Penn and Jacobson did not return requests for interviews. Lieberman said that Penn is not as central to the movement as the article suggested.

“Nancy is in charge,” he said. “I presume his wife talks to him and he talks to his wife, but I would say Mark is not officially involved in No Labels.”

A red line for Democrats, centrists among them, is when an organization embraces Republicans. In 2014, Joe Manchin, the West Virginia senator who is the marquee moderate Democrat in the Senate, cut off No Labels after it helped oust Mark Udall, the Democratic senator from Colorado whose policies were moderate and who was Manchin’s friend.

Halie Soifer, the director of the centrist Jewish Democratic Council of America, said Gottheimer, whom her group endorsed, would have lost support had he voted against Pelosi or encouraged others to vote against her.

“If it means threatening not to support Pelosi, that is not where our organization is,” Soifer told JTA.

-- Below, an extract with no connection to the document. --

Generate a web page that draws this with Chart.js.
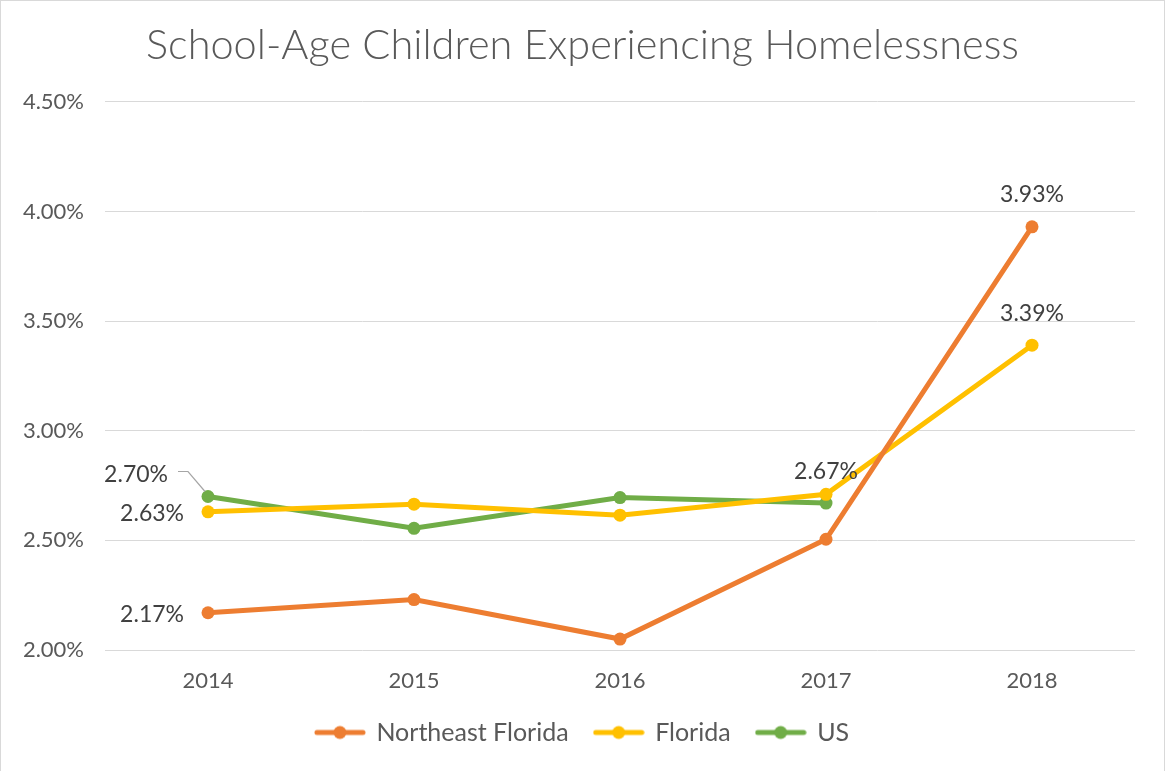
<!DOCTYPE html>
<html>
<head>
<meta charset="utf-8">
<script src="https://cdn.jsdelivr.net/npm/chart.js@4/dist/chart.umd.min.js"></script>
<style>
  html, body { margin: 0; padding: 0; background: #fff; }
  #wrap { width: 1165px; height: 771px; position: relative; box-sizing: border-box;
          border: 1px solid #d9d9d9; border-bottom: none; }
</style>
</head>
<body>
<div id="wrap"><canvas id="homelessChart"></canvas></div>
<script>
const years = ['2014', '2015', '2016', '2017', '2018'];
const neFlorida = [2.17, 2.23, 2.05, 2.505, 3.93];
const florida = [2.63, 2.665, 2.615, 2.71, 3.39];
const us = [2.70, 2.555, 2.695, 2.67, null];
const yTicks = [2.0, 2.5, 3.0, 3.5, 4.0, 4.5];

// which points carry a value label: [datasetIndex, pointIndex, side]
const labelPoints = [
    [2, 0, 'leader'],
    [1, 0, 'left'],
    [0, 0, 'left'],
    [2, 3, 'above'],
    [0, 4, 'above'],
    [1, 4, 'above']
];

const FONT = 'Lato, "Open Sans", sans-serif';

function legendIcon(color) {
    const c = document.createElement('canvas');
    c.width = 52; c.height = 16;
    const g = c.getContext('2d');
    g.strokeStyle = color;
    g.lineWidth = 5;
    g.lineCap = 'round';
    g.beginPath(); g.moveTo(3, 8); g.lineTo(49, 8); g.stroke();
    g.fillStyle = color;
    g.beginPath(); g.arc(26, 8, 6.5, 0, Math.PI * 2); g.fill();
    return c;
}

const valueLabels = {
    id: 'valueLabels',
    afterDatasetsDraw(chart) {
        const ctx = chart.ctx;
        ctx.save();
        ctx.font = '23px ' + FONT;
        ctx.fillStyle = '#404040';
        labelPoints.forEach(([di, pi, side]) => {
            const pt = chart.getDatasetMeta(di).data[pi];
            const v = chart.data.datasets[di].data[pi];
            const txt = v.toFixed(2) + '%';
            ctx.textBaseline = 'middle';
            if (side === 'left') {
                ctx.textAlign = 'right';
                ctx.fillText(txt, pt.x - 24, pt.y + 2);
            } else if (side === 'above') {
                ctx.textAlign = 'center';
                ctx.fillText(txt, pt.x, pt.y - 32);
            } else {
                ctx.textAlign = 'right';
                ctx.fillText(txt, pt.x - 40, pt.y - 22);
                ctx.strokeStyle = '#a6a6a6';
                ctx.lineWidth = 1.2;
                ctx.beginPath();
                ctx.moveTo(pt.x - 30, pt.y - 25);
                ctx.lineTo(pt.x - 20, pt.y - 25);
                ctx.lineTo(pt.x - 3, pt.y - 5);
                ctx.stroke();
            }
        });
        ctx.restore();
    }
};

function series(label, data, color) {
    return {
        label: label,
        data: data,
        borderColor: color,
        backgroundColor: color,
        borderWidth: 5,
        pointStyle: 'circle',
        pointRadius: 6.5,
        pointHoverRadius: 6.5,
        pointBorderWidth: 0,
        spanGaps: false,
        tension: 0
    };
}

document.addEventListener('DOMContentLoaded', function() {
    const ctx = document.getElementById('homelessChart');
    new Chart(ctx, {
        type: 'line',
        data: {
            labels: years,
            datasets: [
                series('Northeast Florida', neFlorida, '#ED7D31'),
                series('Florida', florida, '#FFC000'),
                series('US', us, '#70AD47')
            ]
        },
        options: {
            responsive: true,
            maintainAspectRatio: false,
            animation: false,
            layout: { padding: { left: 0, right: 0, top: 0, bottom: 16 } },
            plugins: {
                title: {
                    display: true,
                    text: 'School-Age Children Experiencing Homelessness',
                    color: '#595959',
                    font: { family: FONT, size: 41.5, weight: 300 },
                    padding: { top: 20, bottom: 31 }
                },
                legend: {
                    position: 'bottom',
                    labels: {
                        usePointStyle: true,
                        pointStyleWidth: 48,
                        color: '#595959',
                        font: { family: FONT, size: 25 },
                        padding: 26,
                        generateLabels(chart) {
                            return chart.data.datasets.map((ds, i) => ({
                                text: ds.label,
                                fontColor: '#595959',
                                pointStyle: legendIcon(ds.borderColor),
                                datasetIndex: i,
                                lineWidth: 0,
                                strokeStyle: 'transparent',
                                fillStyle: ds.borderColor
                            }));
                        }
                    }
                },
                tooltip: { enabled: false }
            },
            scales: {
                x: {
                    offset: true,
                    afterFit(scale) { scale.height = 44; },
                    grid: { display: false },
                    border: { display: false },
                    ticks: { color: '#595959', font: { family: FONT, size: 22 }, padding: 10 }
                },
                y: {
                    min: 2.0,
                    max: 4.5,
                    afterFit(scale) { scale.width = 104; },
                    afterBuildTicks(scale) { scale.ticks = yTicks.map(v => ({ value: v })); },
                    grid: { color: '#d9d9d9', lineWidth: 1, drawTicks: false },
                    border: { display: false },
                    ticks: {
                        color: '#595959',
                        font: { family: FONT, size: 22 },
                        padding: 21,
                        callback: v => v.toFixed(2) + '%'
                    }
                },
                yRight: {
                    position: 'right',
                    min: 2.0,
                    max: 4.5,
                    afterFit(scale) { scale.width = 29; },
                    grid: { display: false },
                    border: { display: false },
                    ticks: { display: false }
                }
            }
        },
        plugins: [valueLabels]
    });
});
</script>
</body>
</html>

Why are so many of the centrists Jewish?

In addition to Penn, Gottheimer, Lieberman and Jacobson, a No Labels spinoff called the New Center Project is co-chaired by Bill Galston, of the liberal Brookings Institution, and Bill Kristol, who helms the conservative Weekly Standard magazine. (Not all Jewish lawmakers are centrists, or are affiliated with Gottheimer’s group; there are also prominent Jewish Democrats on the House’s progressive wing, including Jamie Raskin of Maryland and Steve Cohen of Tennessee.)

Lieberman said that less polarization is good for the Jews, which is why his wing seems to have so many of them. He said both parties have allowed extremism to fester in recent years. Politicians staking out the extremes, he said, are “leaving big national problems unresolved and encouraging anger and cynicism.”